*Goal*.
In the records below, find each line containing the word "with" and copy it.

* BEGIN Records to process *

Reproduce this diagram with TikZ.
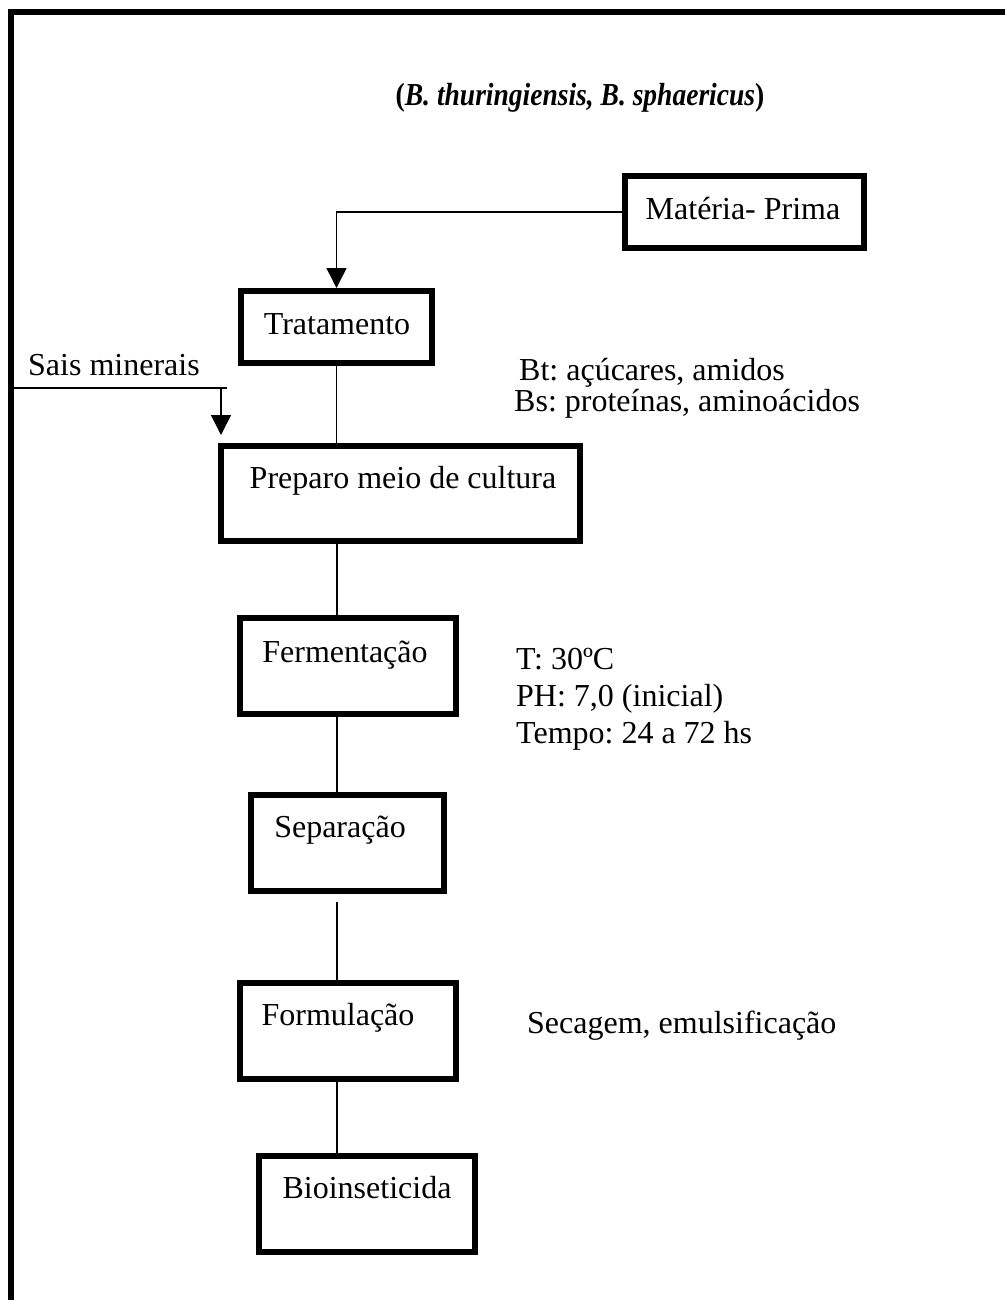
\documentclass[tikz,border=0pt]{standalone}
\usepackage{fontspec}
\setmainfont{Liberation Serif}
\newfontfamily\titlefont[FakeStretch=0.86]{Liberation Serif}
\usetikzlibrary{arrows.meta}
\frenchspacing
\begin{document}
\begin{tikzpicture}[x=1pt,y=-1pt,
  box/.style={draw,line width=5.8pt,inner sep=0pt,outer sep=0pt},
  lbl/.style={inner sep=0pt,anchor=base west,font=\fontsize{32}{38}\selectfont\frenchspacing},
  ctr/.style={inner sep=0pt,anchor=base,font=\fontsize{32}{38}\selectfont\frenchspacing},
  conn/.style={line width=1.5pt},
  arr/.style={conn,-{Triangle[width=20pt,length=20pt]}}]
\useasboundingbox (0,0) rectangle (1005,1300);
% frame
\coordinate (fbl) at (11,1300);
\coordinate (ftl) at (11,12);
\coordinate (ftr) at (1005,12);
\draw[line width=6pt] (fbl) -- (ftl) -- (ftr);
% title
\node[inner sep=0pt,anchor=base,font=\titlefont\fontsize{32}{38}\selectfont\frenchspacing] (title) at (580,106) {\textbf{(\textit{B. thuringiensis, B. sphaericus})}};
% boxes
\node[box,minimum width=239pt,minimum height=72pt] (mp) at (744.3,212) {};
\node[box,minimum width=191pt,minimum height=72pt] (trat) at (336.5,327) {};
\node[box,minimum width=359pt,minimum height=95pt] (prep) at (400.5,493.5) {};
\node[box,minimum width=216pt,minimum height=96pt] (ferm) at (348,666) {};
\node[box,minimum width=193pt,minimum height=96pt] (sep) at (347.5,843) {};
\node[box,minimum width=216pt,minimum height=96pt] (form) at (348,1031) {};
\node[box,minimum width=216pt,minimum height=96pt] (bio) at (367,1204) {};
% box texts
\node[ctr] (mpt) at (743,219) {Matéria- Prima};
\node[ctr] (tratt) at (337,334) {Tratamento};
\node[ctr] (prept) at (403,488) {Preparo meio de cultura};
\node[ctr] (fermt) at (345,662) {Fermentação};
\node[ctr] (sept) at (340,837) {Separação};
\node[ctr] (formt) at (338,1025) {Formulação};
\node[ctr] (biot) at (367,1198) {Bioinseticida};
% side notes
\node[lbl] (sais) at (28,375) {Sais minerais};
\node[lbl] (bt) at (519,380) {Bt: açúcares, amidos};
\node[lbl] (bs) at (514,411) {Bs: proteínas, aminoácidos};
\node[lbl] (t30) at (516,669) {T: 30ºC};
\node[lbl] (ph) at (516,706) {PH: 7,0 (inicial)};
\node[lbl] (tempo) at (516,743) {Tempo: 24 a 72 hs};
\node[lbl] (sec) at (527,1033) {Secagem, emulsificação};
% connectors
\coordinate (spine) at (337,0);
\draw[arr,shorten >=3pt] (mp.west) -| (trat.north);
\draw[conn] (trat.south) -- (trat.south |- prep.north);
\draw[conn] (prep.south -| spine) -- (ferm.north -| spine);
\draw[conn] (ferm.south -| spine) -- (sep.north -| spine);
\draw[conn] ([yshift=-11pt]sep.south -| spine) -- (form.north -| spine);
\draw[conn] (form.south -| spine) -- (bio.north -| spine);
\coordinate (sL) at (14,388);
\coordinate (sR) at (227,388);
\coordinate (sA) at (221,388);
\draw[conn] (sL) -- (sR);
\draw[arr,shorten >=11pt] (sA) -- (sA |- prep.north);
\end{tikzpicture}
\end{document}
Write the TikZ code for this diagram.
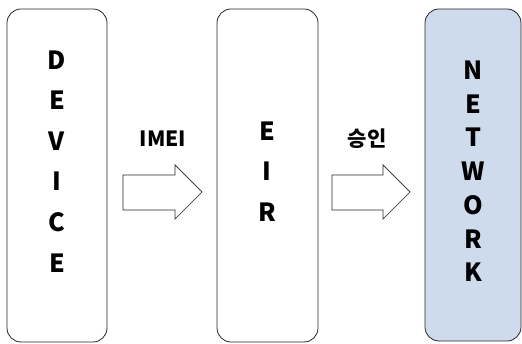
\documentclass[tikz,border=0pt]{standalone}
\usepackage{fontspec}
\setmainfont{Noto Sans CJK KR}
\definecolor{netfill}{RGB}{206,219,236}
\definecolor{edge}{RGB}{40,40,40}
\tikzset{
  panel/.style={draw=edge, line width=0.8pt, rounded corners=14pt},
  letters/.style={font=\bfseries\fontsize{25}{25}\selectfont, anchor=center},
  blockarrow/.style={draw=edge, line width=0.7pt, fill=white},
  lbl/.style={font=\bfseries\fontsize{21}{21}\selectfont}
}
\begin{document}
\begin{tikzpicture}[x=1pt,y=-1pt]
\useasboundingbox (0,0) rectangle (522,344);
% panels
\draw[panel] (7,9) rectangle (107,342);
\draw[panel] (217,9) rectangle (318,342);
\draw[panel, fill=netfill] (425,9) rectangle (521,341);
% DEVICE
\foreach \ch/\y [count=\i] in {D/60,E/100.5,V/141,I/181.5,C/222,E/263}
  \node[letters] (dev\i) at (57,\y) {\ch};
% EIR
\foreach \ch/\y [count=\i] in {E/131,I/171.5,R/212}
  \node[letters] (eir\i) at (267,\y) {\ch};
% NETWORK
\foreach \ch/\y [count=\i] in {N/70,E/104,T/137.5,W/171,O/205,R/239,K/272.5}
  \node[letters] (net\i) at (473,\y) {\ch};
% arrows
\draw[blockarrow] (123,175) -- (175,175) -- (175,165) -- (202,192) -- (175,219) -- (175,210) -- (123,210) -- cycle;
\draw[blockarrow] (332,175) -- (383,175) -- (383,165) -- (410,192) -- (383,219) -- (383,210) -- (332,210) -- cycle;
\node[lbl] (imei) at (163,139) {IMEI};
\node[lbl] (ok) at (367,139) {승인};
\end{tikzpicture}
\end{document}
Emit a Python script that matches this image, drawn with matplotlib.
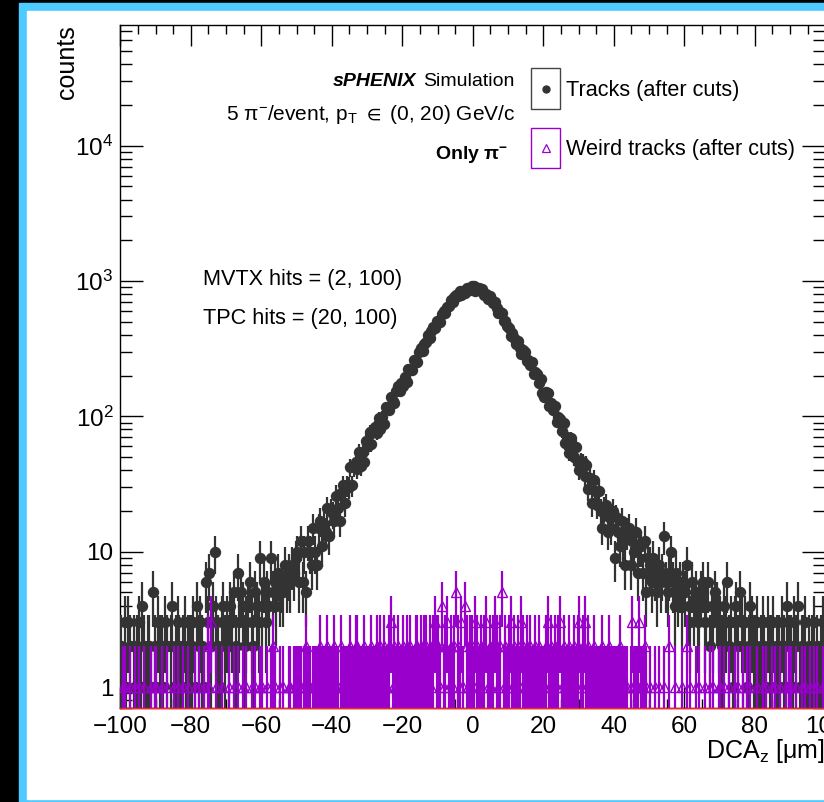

* END Records to process *

*The output*.
Reproduce this diagram with TikZ.
Emit a Python script that matches this image, drawn with matplotlib.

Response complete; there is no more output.